> [SHORT EXERCISE]:
Pictures stay out of this copy, which runs from the first line of the material through the line containing "Chart.register(...registerables);".

> [INFORMATION SUPPLIED]:
================================
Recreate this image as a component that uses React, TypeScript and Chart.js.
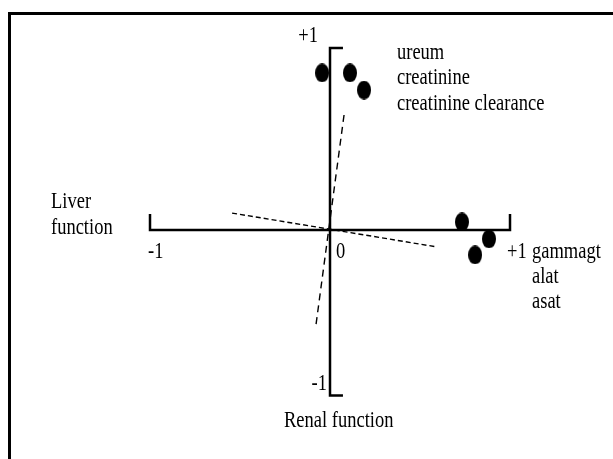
import React, { useEffect, useRef } from "react";
import { Chart, registerables } from "chart.js";

Chart.register(...registerables);

// ---- data ----
const renalVariables = ["ureum", "creatinine", "creatinine clearance"];
const liverVariables = ["gammagt", "alat", "asat"];
const renalLoadingsX = [-0.044, 0.111, 0.189];
const renalLoadingsY = [0.863, 0.863, 0.769];
const liverLoadingsX = [0.733, 0.883, 0.806];
const liverLoadingsY = [0.044, -0.049, -0.137];
const rotatedAxis1X = [0.078, -0.078];
const rotatedAxis1Y = [0.632, -0.522];
const rotatedAxis2X = [-0.544, 0.594];
const rotatedAxis2Y = [0.093, -0.093];
const liverAxisEnds = [-1, 1];
const renalAxisEnds = [1, -0.91];
const xTickLabels = ["-1", "0", "+1"];
const yTickLabels = ["+1", "-1"];
const liverTitle = ["Liver", "function"];
const renalTitle = "Renal function";

const W = 613;
const H = 459;
const FONT = '18.5px "Liberation Serif", "Times New Roman", serif';
const STRETCH = 1.2;

function makeDot(): HTMLCanvasElement {
  const c = document.createElement("canvas");
  c.width = 14;
  c.height = 19;
  const g = c.getContext("2d")!;
  g.fillStyle = "#000";
  g.beginPath();
  g.ellipse(7, 9.5, 7, 9.5, 0, 0, Math.PI * 2);
  g.fill();
  return c;
}

function text(ctx: CanvasRenderingContext2D, t: string, x: number, y: number, align: CanvasTextAlign) {
  ctx.save();
  ctx.translate(x, y);
  ctx.scale(1, STRETCH);
  ctx.textAlign = align;
  ctx.fillText(t, 0, 0);
  ctx.restore();
}

const decorPlugin = {
  id: "decor",
  afterDatasetsDraw(chart: any) {
    const ctx = chart.ctx as CanvasRenderingContext2D;
    const xs = chart.scales.x;
    const ys = chart.scales.y;
    const ox = xs.getPixelForValue(0);
    const oy = ys.getPixelForValue(0);
    const xL = xs.getPixelForValue(liverAxisEnds[0]);
    const xR = xs.getPixelForValue(liverAxisEnds[1]);
    const yT = ys.getPixelForValue(renalAxisEnds[0]);
    const yB = ys.getPixelForValue(renalAxisEnds[1]);
    ctx.save();
    // frame (top and left edges)
    ctx.fillStyle = "#000";
    ctx.fillRect(8, 12, W - 8, 3);
    ctx.fillRect(8, 12, 3, H - 12);
    ctx.font = FONT;
    ctx.textBaseline = "middle";
    // x tick labels
    text(ctx, xTickLabels[0], xL - 2, oy + 22, "left");
    text(ctx, xTickLabels[1], ox + 6, oy + 22, "left");
    text(ctx, xTickLabels[2], xR - 3, oy + 22, "left");
    // liver variables
    liverVariables.forEach((t, i) => text(ctx, t, xR + 22, oy + 22 + i * 25, "left"));
    // renal variables
    renalVariables.forEach((t, i) => text(ctx, t, ox + 67, yT + 5 + i * 25.5, "left"));
    // liver title
    liverTitle.forEach((t, i) => text(ctx, t, xL - 99, oy - 28 + i * 26, "left"));
    // renal title
    text(ctx, renalTitle, ox - 46, yB + 26, "left");
    // y tick labels
    text(ctx, yTickLabels[0], ox - 12, yT - 12, "right");
    text(ctx, yTickLabels[1], ox - 3, yB - 11, "right");
    ctx.restore();
  },
};

export default function App() {
  const ref = useRef<HTMLCanvasElement | null>(null);
  useEffect(() => {
    if (!ref.current) return;
    const dot = makeDot();
    const capH = 0.088;
    const capW = 0.072;
    const liverAxis = [
      { x: liverAxisEnds[0], y: capH },
      { x: liverAxisEnds[0], y: 0 },
      { x: liverAxisEnds[1], y: 0 },
      { x: liverAxisEnds[1], y: capH },
    ];
    const renalAxis = [
      { x: capW, y: renalAxisEnds[0] },
      { x: 0, y: renalAxisEnds[0] },
      { x: 0, y: renalAxisEnds[1] },
      { x: capW, y: renalAxisEnds[1] },
    ];
    const lineBase = {
      showLine: true,
      pointRadius: 0,
      borderColor: "#000",
      fill: false,
      tension: 0,
      clip: false as const,
    };
    const chart = new Chart(ref.current, {
      type: "scatter",
      data: {
        datasets: [
          { ...lineBase, label: "liver axis", data: liverAxis, borderWidth: 2.5 },
          { ...lineBase, label: "renal axis", data: renalAxis, borderWidth: 2.5 },
          {
            ...lineBase,
            label: "rotated 1",
            data: rotatedAxis1X.map((x, i) => ({ x, y: rotatedAxis1Y[i] })),
            borderWidth: 1.4,
            borderDash: [7, 5],
          },
          {
            ...lineBase,
            label: "rotated 2",
            data: rotatedAxis2X.map((x, i) => ({ x, y: rotatedAxis2Y[i] })),
            borderWidth: 1.4,
            borderDash: [5, 3],
          },
          {
            label: "renal",
            data: renalLoadingsX.map((x, i) => ({ x, y: renalLoadingsY[i] })),
            pointStyle: dot,
            backgroundColor: "#000",
            borderColor: "#000",
            clip: false,
          },
          {
            label: "liver",
            data: liverLoadingsX.map((x, i) => ({ x, y: liverLoadingsY[i] })),
            pointStyle: dot,
            backgroundColor: "#000",
            borderColor: "#000",
            clip: false,
          },
        ] as any,
      },
      options: {
        animation: false,
        responsive: false,
        devicePixelRatio: 1,
        layout: { padding: { left: 150, right: W - 510, top: 48, bottom: H - 412 } },
        scales: {
          x: { type: "linear", min: -1, max: 1, display: false },
          y: { type: "linear", min: -1, max: 1, display: false },
        },
        plugins: { legend: { display: false }, tooltip: { enabled: false } },
      },
      plugins: [decorPlugin],
    });
    return () => chart.destroy();
  }, []);
  return (
    <canvas
      ref={ref}
      width={W}
      height={H}
      style={{ position: "absolute", left: 0, top: 0, width: W, height: H }}
    />
  );
}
================================
> [REPLY]:
Recreate this image as a component that uses React, TypeScript and Chart.js.
import React, { useEffect, useRef } from "react";
import { Chart, registerables } from "chart.js";

Chart.register(...registerables);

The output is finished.